We came across quite a few satisfied buyers in our S-Cross ownership survey, but some owners had problems too. One experienced the engine cutting out completely (twice) on the move in a 1.4 Boosterjet variant. Reports of crunchy-selecting 1st and 2nd gears on manual models were frequent. And quite a few electrical issues were reported. In one case, lights were coming on and off. In another, there was an issue with the electric window motors. The camera safety kit sometimes came on for no reason in some cars - and didn't function properly in others. There were several reports of the stop/start system not working properly. And quite a few owners felt the sat nav didn't work properly. One owner had a problem with the Hill Start Assist not working.
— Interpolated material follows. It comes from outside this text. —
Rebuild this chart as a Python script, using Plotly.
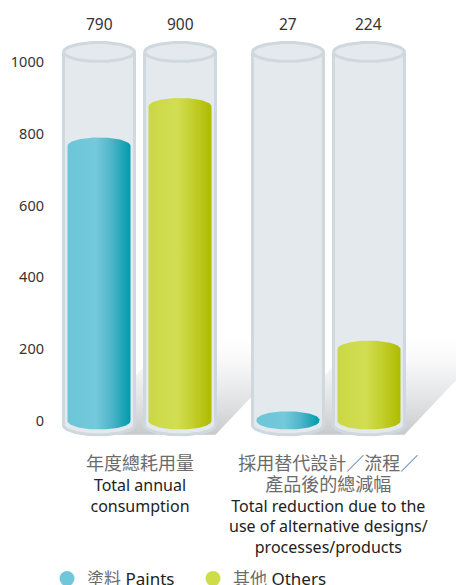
import numpy as np
import plotly.graph_objects as go

# ---- data -------------------------------------------------------------
series_en = ["Paints", "Others"]
series_zh = ["塗料", "其他"]
paints = [790, 27]      # total annual consumption, total reduction
others = [900, 224]
y_ticks = [0, 200, 400, 600, 800, 1000]
y_ticktext = ["0", "200", "400", "600", "800", "1000"]

group_zh = [["年度總耗用量"], ["採用替代設計／流程／", "產品後的總減幅"]]
group_en = [["Total annual", "consumption"],
            ["Total reduction due to the", "use of alternative designs/", "processes/products"]]

# ---- styling ----------------------------------------------------------
W, H = 456, 585
ML = 47
PX_PER_X = 81.0            # pixels per x unit
PX_PER_Y = 0.359           # pixels per value unit
X0_PX, Y0_PX = 99.0, 421.0 # pixel position of first tube centre / value 0

GROUP_X = [0.5, 2.833]
SERIES_OFFSET = [-0.5, 0.5]

TUBE_HW = 35.5 / PX_PER_X
BAR_HW = 31.5 / PX_PER_X
TUBE_TOP = 1028
TUBE_BOT = -12
TUBE_RY = 9.5 / PX_PER_Y
BAR_RY = 8.5 / PX_PER_Y

SERIES_SCALE = [
    [[0, "#6cc5d8"], [0.45, "#74c9db"], [0.7, "#4fb5c8"], [1, "#009aab"]],
    [[0, "#cbd845"], [0.45, "#d2de52"], [0.7, "#c3cf2c"], [1, "#aebb00"]],
]
SERIES_SWATCH = ["#6fc7d9", "#cedc4c"]
TUBE_FILL = "#e4e9ed"
TUBE_LINE = "#cfd8de"

FONT_EN = "Noto Sans"
FONT_ZH = "Noto Sans CJK TC"
ZH_COLOR = "#6b6b6b"
EN_COLOR = "#222222"

x_range = [(ML - X0_PX) / PX_PER_X, (W - X0_PX) / PX_PER_X]
y_range = [-(H - Y0_PX) / PX_PER_Y, Y0_PX / PX_PER_Y]


def arc(cx, cy, rx, ry, t0, t1, n=60):
    t = np.linspace(t0, t1, n)
    return cx + rx * np.cos(t), cy + ry * np.sin(t)


def cylinder(cx, hw, top, bottom, ry):
    xt, yt = arc(cx, top, hw, ry, np.pi, 0)
    xb, yb = arc(cx, bottom, hw, ry, 0, -np.pi)
    x = np.concatenate([xt, xb, xt[:1]])
    y = np.concatenate([yt, yb, yt[:1]])
    return x, y


fig = go.Figure()
values = [paints, others]

# soft shadows cast up and to the right behind each pair of tubes
sh_dx = 101 / PX_PER_X
sh_dy = 107 / PX_PER_Y
for g, gx in enumerate(GROUP_X):
    xl = gx + SERIES_OFFSET[0] - TUBE_HW + 0.2
    xr = gx + SERIES_OFFSET[1] + TUBE_HW
    yb = TUBE_BOT - TUBE_RY
    fig.add_trace(go.Scatter(
        x=[xl, xr, xr + sh_dx, xl + sh_dx, xl],
        y=[yb, yb, yb + sh_dy, yb + sh_dy, yb],
        mode="lines", line=dict(width=0), fill="toself",
        fillgradient=dict(type="vertical", start=yb, stop=yb + sh_dy,
                          colorscale=[[0, "rgba(196,198,201,0.95)"],
                                      [0.5, "rgba(225,226,228,0.6)"],
                                      [1, "rgba(255,255,255,0)"]]),
        hoverinfo="skip", showlegend=False))

# glass tubes with coloured cylinders inside
for g, gx in enumerate(GROUP_X):
    for s in range(2):
        cx = gx + SERIES_OFFSET[s]
        tx, ty = cylinder(cx, TUBE_HW, TUBE_TOP, TUBE_BOT, TUBE_RY)
        fig.add_trace(go.Scatter(
            x=tx, y=ty, mode="lines", fill="toself", fillcolor=TUBE_FILL,
            line=dict(color=TUBE_LINE, width=3), hoverinfo="skip", showlegend=False))
        rx, ryy = arc(cx, TUBE_TOP, TUBE_HW, TUBE_RY, np.pi, 2 * np.pi)
        fig.add_trace(go.Scatter(
            x=rx, y=ryy, mode="lines", line=dict(color=TUBE_LINE, width=3),
            hoverinfo="skip", showlegend=False))

        # the liquid's top rim reaches the value; its bottom rests on zero
        v = values[s][g]
        top_c = max(v - BAR_RY, 0)
        bx, by = cylinder(cx, BAR_HW, top_c, 0, BAR_RY)
        fig.add_trace(go.Scatter(
            x=bx, y=by, mode="lines", line=dict(width=0), fill="toself",
            fillgradient=dict(type="horizontal", start=cx - BAR_HW, stop=cx + BAR_HW,
                              colorscale=SERIES_SCALE[s]),
            name=series_en[s], hovertemplate=f"{series_en[s]}: {v}<extra></extra>",
            showlegend=False))

        fig.add_annotation(x=cx, y=1106, text=str(v), showarrow=False,
                           font=dict(family=FONT_EN, size=15.5, color="#333333"))

# category labels: Chinese lines followed by English lines, one block per group
LABEL_TOP = 447
for g, gx in enumerate(GROUP_X):
    zh = [f'<span style="font-family:{FONT_ZH};font-size:18px;color:{ZH_COLOR}">{t}</span>'
          for t in group_zh[g]]
    text = "<br>".join(zh + group_en[g])
    fig.add_annotation(x=gx, xref="x", y=1 - LABEL_TOP / H, yref="paper",
                       text=text, showarrow=False, yanchor="top", align="center",
                       font=dict(family=FONT_EN, size=16, color=EN_COLOR))

# legend entries
for s in range(2):
    fig.add_trace(go.Scatter(
        x=[None], y=[None], mode="markers",
        marker=dict(size=15, color=SERIES_SWATCH[s]),
        name=f'<span style="font-family:{FONT_ZH};color:{ZH_COLOR}">{series_zh[s]}</span> {series_en[s]}'))

fig.update_layout(
    width=W, height=H,
    margin=dict(l=ML, r=0, t=0, b=0, autoexpand=False),
    paper_bgcolor="white", plot_bgcolor="white",
    font=dict(family=FONT_EN, color="#333333"),
    xaxis=dict(range=x_range, visible=False, fixedrange=True),
    yaxis=dict(range=y_range, tickvals=y_ticks, ticktext=y_ticktext,
               showgrid=False, zeroline=False, showline=False, ticks="",
               ticklabelstandoff=2,
               tickfont=dict(family=FONT_EN, size=14.5, color="#333333"),
               fixedrange=True),
    legend=dict(orientation="h", x=0, xanchor="left", y=1 - 579 / H, yanchor="middle",
                entrywidth=101, entrywidthmode="pixels",
                font=dict(family=FONT_EN, size=17, color=EN_COLOR),
                bgcolor="rgba(0,0,0,0)", itemclick=False, itemdoubleclick=False),
)

fig.write_html("out.html")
Otherwise, there shouldn't be too much to worry about. Look out for the usual scratched alloy wheels and signs of child damage in the back. And favour cars that have a properly stamped-up service history.

Replacement Parts

(approx prices based on a 2020 SX4 S-Cross Hybrid 1.4 Boosterjet petrol ex VAT) An oil filter costs around £4-£6. An air filter is around £6-£12. Rear brake pads sit in the £28 to £59 bracket for a set but you could pay in the £25 to £57 bracket for front pads. Rear brake discs sits in the £60-£75 bracket; front discs sit in the £30-£95 bracket. You'll pay around £10 for a thermostat and a water pump will sit in the £90 bracket. Wiper blades cost between £10 and £12.

On the Road

You may be familiar with the way that mild hybrid engines work but just in case not, here's a quick re-cap. Basically, energy that would otherwise be lost when braking or cruising off-throttle is harvested via a kinetic energy recovery system and sent to a small lithium-ion battery that here has been placed beneath the front passenger seat. This is used to drive a belt-driven 'ISG' unit (an 'Integrated Starter/Generator') and power the engine's stop/start system. Suzuki's old 12-volt mild hybrid package didn't do a lot more than that but this improved 48-volt set-up can also deliver a couple of other important benefits. The first is something quite unusual amongst current mild hybrids - the ability for this Suzuki to idle and even coast on full-electric power, though only below 10mph.

The other fresh benefit here was something that by 2020 was supposed to be quite common amongst mild hybrid models - the ability to 'torque-fill' under acceleration to compensate for turbo lag. Which is just as well because this S-Cross Hybrid's 'K14D'-series 1.4-litre Boosterjet petrol engine in this form had less power than the unit of the same size it replaced (127bhp rather than 138bhp), plus the car's electrified tech added 65kgs of extra weight (in the case of the ALLGRIP 4WD version). But there this Hybrid version had more torque (up from 230 to 235Nm). The 62mph sprint takes 10.2s en route to 118mph. There was no longer an auto gearbox option. And that proper lockable ALLGRIP 4WD system was optional on the top-spec 'SZ5' variant.


The prominent 'Hybrid' badging here might lead you to expect more efficiency benefits than are actually delivered. Suzuki's previous 12-volt mild hybrid technology certainly sometimes left you with that feeling. This S-Cross model's 48-volt mild hybrid set-up was an improvement on that previous SHVS system but its effect on everyday running costs, though welcome, was still somewhat marginal.

But every little helps and the 48-volt tech was certainly a step forward here in the way it better assisted with pulling power and allowed for fully electrified progress below 10mph. It gave this car an extra selling point - and that's never a bad thing.